> Dataset records
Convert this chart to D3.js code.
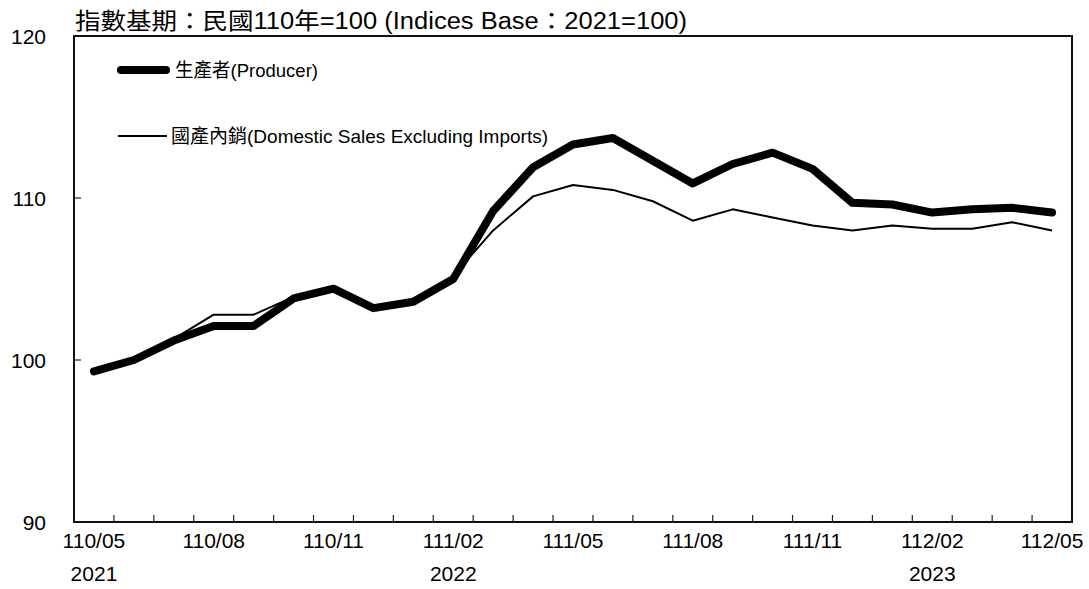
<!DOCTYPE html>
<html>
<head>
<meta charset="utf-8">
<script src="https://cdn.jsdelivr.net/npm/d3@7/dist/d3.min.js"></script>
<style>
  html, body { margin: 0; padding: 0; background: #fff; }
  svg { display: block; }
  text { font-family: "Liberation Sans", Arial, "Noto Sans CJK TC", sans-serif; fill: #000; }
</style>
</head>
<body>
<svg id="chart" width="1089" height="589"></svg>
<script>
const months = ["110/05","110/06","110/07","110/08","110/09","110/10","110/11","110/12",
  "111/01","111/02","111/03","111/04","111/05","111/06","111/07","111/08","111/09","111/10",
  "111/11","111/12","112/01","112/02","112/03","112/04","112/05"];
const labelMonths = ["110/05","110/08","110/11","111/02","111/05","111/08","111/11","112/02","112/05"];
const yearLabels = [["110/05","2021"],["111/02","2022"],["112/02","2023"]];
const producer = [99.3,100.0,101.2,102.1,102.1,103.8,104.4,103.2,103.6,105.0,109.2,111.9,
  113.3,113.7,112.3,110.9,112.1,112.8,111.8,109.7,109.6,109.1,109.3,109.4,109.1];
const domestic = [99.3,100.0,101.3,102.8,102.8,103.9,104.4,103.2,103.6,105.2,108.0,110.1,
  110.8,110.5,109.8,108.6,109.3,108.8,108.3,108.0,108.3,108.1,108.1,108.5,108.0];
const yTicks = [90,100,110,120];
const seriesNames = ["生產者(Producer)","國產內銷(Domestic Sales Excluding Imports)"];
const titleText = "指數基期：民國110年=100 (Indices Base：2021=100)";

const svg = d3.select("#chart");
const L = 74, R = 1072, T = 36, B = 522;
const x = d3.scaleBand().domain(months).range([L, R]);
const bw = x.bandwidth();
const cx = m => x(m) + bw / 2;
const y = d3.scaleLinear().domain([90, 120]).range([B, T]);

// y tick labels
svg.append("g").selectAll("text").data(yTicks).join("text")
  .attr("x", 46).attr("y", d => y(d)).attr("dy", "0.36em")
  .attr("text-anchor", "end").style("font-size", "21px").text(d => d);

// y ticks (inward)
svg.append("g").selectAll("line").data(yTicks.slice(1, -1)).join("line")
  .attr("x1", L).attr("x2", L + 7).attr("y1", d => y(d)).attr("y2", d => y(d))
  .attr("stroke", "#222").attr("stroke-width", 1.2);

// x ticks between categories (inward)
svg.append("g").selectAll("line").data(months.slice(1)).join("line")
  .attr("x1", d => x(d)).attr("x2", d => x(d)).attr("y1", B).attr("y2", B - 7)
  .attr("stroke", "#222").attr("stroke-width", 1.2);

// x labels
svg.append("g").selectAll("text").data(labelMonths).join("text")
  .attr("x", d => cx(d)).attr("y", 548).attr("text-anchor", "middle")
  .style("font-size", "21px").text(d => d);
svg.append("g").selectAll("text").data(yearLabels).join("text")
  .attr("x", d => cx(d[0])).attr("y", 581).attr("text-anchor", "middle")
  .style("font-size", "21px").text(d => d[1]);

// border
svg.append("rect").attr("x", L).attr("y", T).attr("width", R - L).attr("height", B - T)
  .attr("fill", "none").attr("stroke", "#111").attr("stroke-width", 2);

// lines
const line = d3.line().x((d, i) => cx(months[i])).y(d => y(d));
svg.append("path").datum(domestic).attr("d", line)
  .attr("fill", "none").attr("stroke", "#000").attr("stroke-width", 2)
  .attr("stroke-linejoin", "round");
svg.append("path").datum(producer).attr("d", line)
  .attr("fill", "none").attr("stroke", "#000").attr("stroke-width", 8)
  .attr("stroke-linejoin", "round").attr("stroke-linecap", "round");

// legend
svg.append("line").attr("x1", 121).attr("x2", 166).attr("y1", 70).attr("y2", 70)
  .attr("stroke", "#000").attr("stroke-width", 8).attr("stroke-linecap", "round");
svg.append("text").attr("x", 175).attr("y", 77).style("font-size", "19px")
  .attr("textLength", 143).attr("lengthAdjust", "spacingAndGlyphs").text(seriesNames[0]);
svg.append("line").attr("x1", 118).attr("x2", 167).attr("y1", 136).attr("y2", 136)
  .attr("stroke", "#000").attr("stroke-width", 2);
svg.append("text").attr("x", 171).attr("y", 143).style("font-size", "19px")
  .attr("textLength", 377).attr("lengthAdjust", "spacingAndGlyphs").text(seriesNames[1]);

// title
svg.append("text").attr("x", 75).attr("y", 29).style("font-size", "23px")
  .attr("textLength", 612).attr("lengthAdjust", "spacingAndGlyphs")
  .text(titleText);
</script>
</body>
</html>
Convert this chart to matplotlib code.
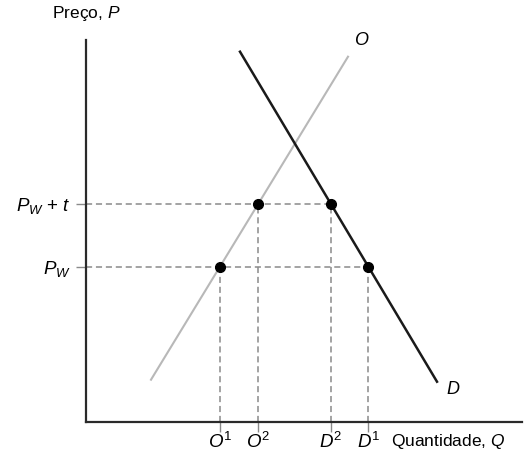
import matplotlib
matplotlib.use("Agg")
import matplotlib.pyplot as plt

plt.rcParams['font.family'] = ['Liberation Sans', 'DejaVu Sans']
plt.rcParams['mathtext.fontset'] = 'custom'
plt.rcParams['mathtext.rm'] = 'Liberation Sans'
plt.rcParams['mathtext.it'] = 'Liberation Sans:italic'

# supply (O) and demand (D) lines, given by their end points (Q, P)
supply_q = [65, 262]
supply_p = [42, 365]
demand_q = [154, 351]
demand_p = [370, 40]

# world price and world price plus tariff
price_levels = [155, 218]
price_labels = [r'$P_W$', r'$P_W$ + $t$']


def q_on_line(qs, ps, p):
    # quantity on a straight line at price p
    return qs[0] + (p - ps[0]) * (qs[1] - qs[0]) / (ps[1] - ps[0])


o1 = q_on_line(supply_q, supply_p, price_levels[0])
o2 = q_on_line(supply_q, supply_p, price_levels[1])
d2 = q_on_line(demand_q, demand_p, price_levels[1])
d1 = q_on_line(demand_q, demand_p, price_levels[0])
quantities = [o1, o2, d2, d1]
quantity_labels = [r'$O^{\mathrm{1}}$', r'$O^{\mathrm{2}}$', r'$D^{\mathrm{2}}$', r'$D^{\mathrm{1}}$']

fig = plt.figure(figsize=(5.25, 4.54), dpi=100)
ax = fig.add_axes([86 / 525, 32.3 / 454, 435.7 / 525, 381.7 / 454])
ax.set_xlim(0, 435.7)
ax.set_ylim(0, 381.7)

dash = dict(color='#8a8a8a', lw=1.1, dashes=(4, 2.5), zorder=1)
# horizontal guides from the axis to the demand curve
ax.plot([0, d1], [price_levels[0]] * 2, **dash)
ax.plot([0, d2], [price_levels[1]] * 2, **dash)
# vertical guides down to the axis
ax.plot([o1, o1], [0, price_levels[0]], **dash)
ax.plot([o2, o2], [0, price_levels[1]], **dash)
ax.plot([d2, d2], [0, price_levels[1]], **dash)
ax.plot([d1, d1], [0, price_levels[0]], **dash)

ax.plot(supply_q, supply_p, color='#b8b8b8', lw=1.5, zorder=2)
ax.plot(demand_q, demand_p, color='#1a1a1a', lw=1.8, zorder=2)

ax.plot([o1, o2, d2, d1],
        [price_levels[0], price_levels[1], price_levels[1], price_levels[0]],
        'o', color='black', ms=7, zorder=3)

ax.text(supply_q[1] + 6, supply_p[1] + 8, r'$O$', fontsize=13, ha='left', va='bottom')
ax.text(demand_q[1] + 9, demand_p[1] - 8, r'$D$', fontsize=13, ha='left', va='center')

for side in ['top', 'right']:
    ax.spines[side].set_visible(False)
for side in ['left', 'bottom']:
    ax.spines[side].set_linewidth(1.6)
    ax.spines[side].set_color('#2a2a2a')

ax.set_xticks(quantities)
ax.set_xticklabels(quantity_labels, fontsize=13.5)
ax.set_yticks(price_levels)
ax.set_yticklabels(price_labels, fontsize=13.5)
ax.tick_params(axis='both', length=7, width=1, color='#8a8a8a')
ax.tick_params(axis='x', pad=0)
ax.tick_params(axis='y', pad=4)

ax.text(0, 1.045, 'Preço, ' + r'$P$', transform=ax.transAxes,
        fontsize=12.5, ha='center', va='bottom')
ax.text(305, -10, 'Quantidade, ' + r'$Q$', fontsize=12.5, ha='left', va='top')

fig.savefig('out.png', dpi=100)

> Exercise objective
Reproduce exactly the lines above starting at the line containing "Convert this chart to matplotlib code." and ending at the line containing "return qs[0] +", including both, but not the pictures.

> Reply
Convert this chart to matplotlib code.
import matplotlib
matplotlib.use("Agg")
import matplotlib.pyplot as plt

plt.rcParams['font.family'] = ['Liberation Sans', 'DejaVu Sans']
plt.rcParams['mathtext.fontset'] = 'custom'
plt.rcParams['mathtext.rm'] = 'Liberation Sans'
plt.rcParams['mathtext.it'] = 'Liberation Sans:italic'

# supply (O) and demand (D) lines, given by their end points (Q, P)
supply_q = [65, 262]
supply_p = [42, 365]
demand_q = [154, 351]
demand_p = [370, 40]

# world price and world price plus tariff
price_levels = [155, 218]
price_labels = [r'$P_W$', r'$P_W$ + $t$']


def q_on_line(qs, ps, p):
    # quantity on a straight line at price p
    return qs[0] + (p - ps[0]) * (qs[1] - qs[0]) / (ps[1] - ps[0])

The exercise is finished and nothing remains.